Not all the women join the debate. Some accept the strict patriarchal conditions of their lives. But eight women, of varying ages and temperaments, are no longer able to tolerate the facts or implications of what has happened to them. Foremost is Ona, unmarried, but now pregnant after her own rape, who displays both sharp intelligence and warmth. August, a man whose history is far from domineering – his parents were cast out of the colony; he has been imprisoned; he harbors suicidal thoughts – is in love with her.
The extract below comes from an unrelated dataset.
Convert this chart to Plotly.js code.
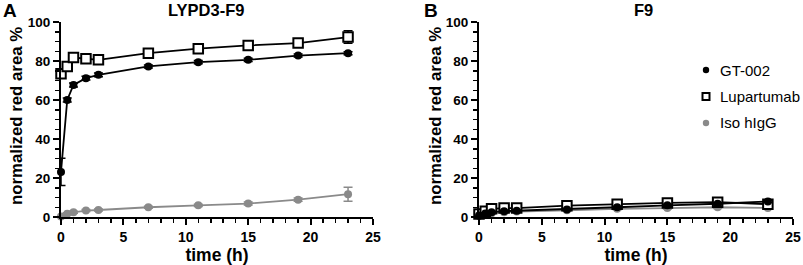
<!DOCTYPE html>
<html>
<head>
<meta charset="utf-8">
<script src="https://cdn.plot.ly/plotly-3.0.1.min.js"></script>
<style>
html,body{margin:0;padding:0;background:#fff;}
#chart{width:803px;height:265px;}
</style>
</head>
<body>
<div id="chart"></div>
<script>
// ---- data ----
var timeH = [0, 0.5, 1, 2, 3, 7, 11, 15, 19, 23];

// Panel A: LYPD3-F9
var gt002_A = [23.1, 60.0, 67.7, 71.2, 72.9, 77.2, 79.4, 80.6, 82.8, 84.0];
var gt002_A_sd = [7.0, 1.0, 1.0, 1.0, 1.0, 0.8, 0.8, 0.8, 0.8, 0.8];
var lupa_A = [73.4, 77.2, 81.8, 81.1, 80.6, 84.0, 86.3, 88.0, 89.2, 92.3];
var lupa_A_sd = [1.0, 1.0, 1.0, 1.0, 1.0, 1.0, 1.0, 1.2, 1.5, 3.2];
var iso_A = [0.3, 1.7, 2.4, 3.3, 3.6, 5.0, 6.0, 6.9, 8.9, 11.7];
var iso_A_sd = [0.3, 0.5, 0.5, 0.5, 0.5, 0.5, 0.6, 0.8, 0.8, 3.6];

// Panel B: F9
var gt002_B = [0.8, 1.8, 2.5, 3.0, 3.2, 3.9, 5.0, 6.0, 6.8, 8.0];
var gt002_B_sd = [0.3, 0.4, 0.4, 0.4, 0.4, 0.5, 0.5, 0.5, 0.6, 0.6];
var lupa_B = [1.5, 3.0, 4.2, 4.6, 4.6, 5.8, 6.6, 7.2, 7.6, 6.6];
var lupa_B_sd = [0.3, 0.4, 0.4, 0.4, 0.4, 0.5, 0.5, 0.5, 0.6, 0.6];
var iso_B = [0.5, 1.3, 1.9, 2.4, 2.8, 3.4, 4.2, 4.6, 5.0, 4.6];
var iso_B_sd = [0.3, 0.4, 0.4, 0.4, 0.4, 0.5, 0.5, 0.5, 0.6, 0.6];

var seriesNames = ['GT-002', 'Lupartumab', 'Iso hIgG'];
var panelTitles = ['LYPD3-F9', 'F9'];
var panelLetters = ['A', 'B'];
var xTitle = 'time (h)';
var yTitle = 'normalized red area %';

// ---- styling ----
var W = 803, H = 265;
var plotTop = 22, plotBot = 217;
var FONT = 'Liberation Sans, Arial, sans-serif';
var GRAY = '#8a8a8a';
function px2x(p){ return p / W; }
function px2y(p){ return (plotBot - p) / (plotBot - plotTop); }

var styles = [
  {marker:{symbol:'circle', size:8, color:'#000'}, line:{color:'#000', width:1.8}, err:'#000'},
  {marker:{symbol:'square', size:9.5, color:'#fff', line:{color:'#000', width:2}}, line:{color:'#000', width:1.8}, err:'#000'},
  {marker:{symbol:'circle', size:8, color:GRAY}, line:{color:GRAY, width:1.8}, err:GRAY}
];

function mk(x, y, sd, s, name, xa, ya){
  return {
    x: x, y: y, type:'scatter', mode:'lines+markers', name:name,
    xaxis: xa, yaxis: ya, showlegend:false, cliponaxis:false,
    marker: s.marker, line: s.line,
    error_y: {type:'data', array: sd, visible:true, color:s.err, thickness:1.5, width:4.5}
  };
}

var data = [
  mk(timeH, iso_A, iso_A_sd, styles[2], seriesNames[2], 'x', 'y'),
  mk(timeH, gt002_A, gt002_A_sd, styles[0], seriesNames[0], 'x', 'y'),
  mk(timeH, lupa_A, lupa_A_sd, styles[1], seriesNames[1], 'x', 'y'),
  mk(timeH, iso_B, iso_B_sd, styles[2], seriesNames[2], 'x2', 'y2'),
  mk(timeH, lupa_B, lupa_B_sd, styles[1], seriesNames[1], 'x2', 'y2'),
  mk(timeH, gt002_B, gt002_B_sd, styles[0], seriesNames[0], 'x2', 'y2')
];

function xaxis(domain, anchor){
  return {
    domain: domain, anchor: anchor, range:[0,25], dtick:5, tick0:0,
    showline:true, linecolor:'#000', linewidth:2, mirror:false,
    ticks:'outside', ticklen:6, tickwidth:2, tickcolor:'#000',
    minor:{dtick:1, ticks:'outside', ticklen:4, tickwidth:1.5, tickcolor:'#000'},
    showgrid:false, zeroline:false, fixedrange:true,
    tickfont:{family:FONT, size:14, color:'#000', weight:'bold'},
    title:{text:xTitle, font:{family:FONT, size:17.5, color:'#000', weight:'bold'}, standoff:5}
  };
}
function yaxis(domain, anchor){
  return {
    domain: domain, anchor: anchor, range:[0,100], dtick:20, tick0:0,
    showline:true, linecolor:'#000', linewidth:2,
    ticks:'outside', ticklen:6, tickwidth:2, tickcolor:'#000',
    minor:{dtick:5, ticks:'outside', ticklen:4, tickwidth:1.5, tickcolor:'#000'},
    showgrid:false, zeroline:false, fixedrange:true,
    tickfont:{family:FONT, size:13.5, color:'#000', weight:'bold'}
  };
}

var annotations = [
  {text:panelLetters[0], x:px2x(10), y:px2y(11), xref:'paper', yref:'paper', showarrow:false, xanchor:'center', yanchor:'middle', font:{family:FONT, size:19, color:'#000', weight:'bold'}},
  {text:panelLetters[1], x:px2x(431), y:px2y(11), xref:'paper', yref:'paper', showarrow:false, xanchor:'center', yanchor:'middle', font:{family:FONT, size:19, color:'#000', weight:'bold'}},
  {text:panelTitles[0], x:px2x(206), y:px2y(10), xref:'paper', yref:'paper', showarrow:false, xanchor:'center', yanchor:'middle', font:{family:FONT, size:16.5, color:'#000', weight:'bold'}},
  {text:panelTitles[1], x:px2x(643), y:px2y(10), xref:'paper', yref:'paper', showarrow:false, xanchor:'center', yanchor:'middle', font:{family:FONT, size:16.5, color:'#000', weight:'bold'}},
  {text:yTitle, textangle:-90, x:px2x(17), y:px2y(116), xref:'paper', yref:'paper', showarrow:false, xanchor:'center', yanchor:'middle', font:{family:FONT, size:16.8, color:'#000', weight:'bold'}},
  {text:yTitle, textangle:-90, x:px2x(436), y:px2y(116), xref:'paper', yref:'paper', showarrow:false, xanchor:'center', yanchor:'middle', font:{family:FONT, size:16.8, color:'#000', weight:'bold'}}
];

// custom legend (marker glyph + label)
var legY = [70, 96.5, 123];
var legX = 706, textX = 718;
var shapes = [];
for (var i = 0; i < seriesNames.length; i++){
  annotations.push({text:seriesNames[i], x:px2x(textX), y:px2y(legY[i]), xref:'paper', yref:'paper', showarrow:false, xanchor:'left', yanchor:'middle', font:{family:FONT, size:15, color:'#000'}});
}
shapes.push({type:'circle', xref:'paper', yref:'paper', x0:px2x(legX-3.2), x1:px2x(legX+3.2), y0:px2y(legY[0]+3.2), y1:px2y(legY[0]-3.2), fillcolor:'#000', line:{color:'#000', width:0}});
shapes.push({type:'rect', xref:'paper', yref:'paper', x0:px2x(legX-3.5), x1:px2x(legX+3.5), y0:px2y(legY[1]+3.5), y1:px2y(legY[1]-3.5), fillcolor:'#fff', line:{color:'#000', width:2}});
shapes.push({type:'circle', xref:'paper', yref:'paper', x0:px2x(legX-3.2), x1:px2x(legX+3.2), y0:px2y(legY[2]+3.2), y1:px2y(legY[2]-3.2), fillcolor:GRAY, line:{color:GRAY, width:0}});

var layout = {
  width: W, height: H,
  margin:{l:0, r:0, t:plotTop, b:H - plotBot, pad:0},
  paper_bgcolor:'#fff', plot_bgcolor:'#fff',
  showlegend:false,
  font:{family:FONT, color:'#000'},
  xaxis: xaxis([px2x(61), px2x(373)], 'y'),
  yaxis: yaxis([0,1], 'x'),
  xaxis2: xaxis([px2x(479), px2x(793)], 'y2'),
  yaxis2: yaxis([0,1], 'x2'),
  annotations: annotations,
  shapes: shapes
};

Plotly.newPlot('chart', data, layout, {staticPlot:true, displayModeBar:false});
</script>
</body>
</html>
The women’s analysis of what has happened to them, their treatment, their own futures and their children’s, and above all how to absorb these events into their own sense of faith, fills most of the book’s pages, and might seem at times dry. But its territory is so horrific, so stark, so outrageous and contemporary that it magnetizes the reader. Toew’s sensitivity, lucidity, lyricism and wit ensure it.

August scribbles fast to keep up with their discussion, their efforts to decide – collectively – whether to stay or leave. Time is short, the men are away in town, raising money to bail out their brethren accused of the crimes. The tale becomes almost thriller-esque as the clock ticks down on the women’s freedom to meet, talk and act.

Compassion and comprehension crowd together as August stands in the hayloft, absorbing what he has witnessed and the feelings that remain. He also shares a late item which lays open the deep, pervasive nature of hypocrisy within the supposedly devout community. This last section of the novel, poetic and brave, leaves the reader quietly stunned.

Synthesizing complex and ancient arguments which also have bang-up-to-the-minute relevance, the book offers a crisp, immersive vision of oppression and survival. Read it as a manifesto for clear female thinking. And for a moving, positive view of the way forward.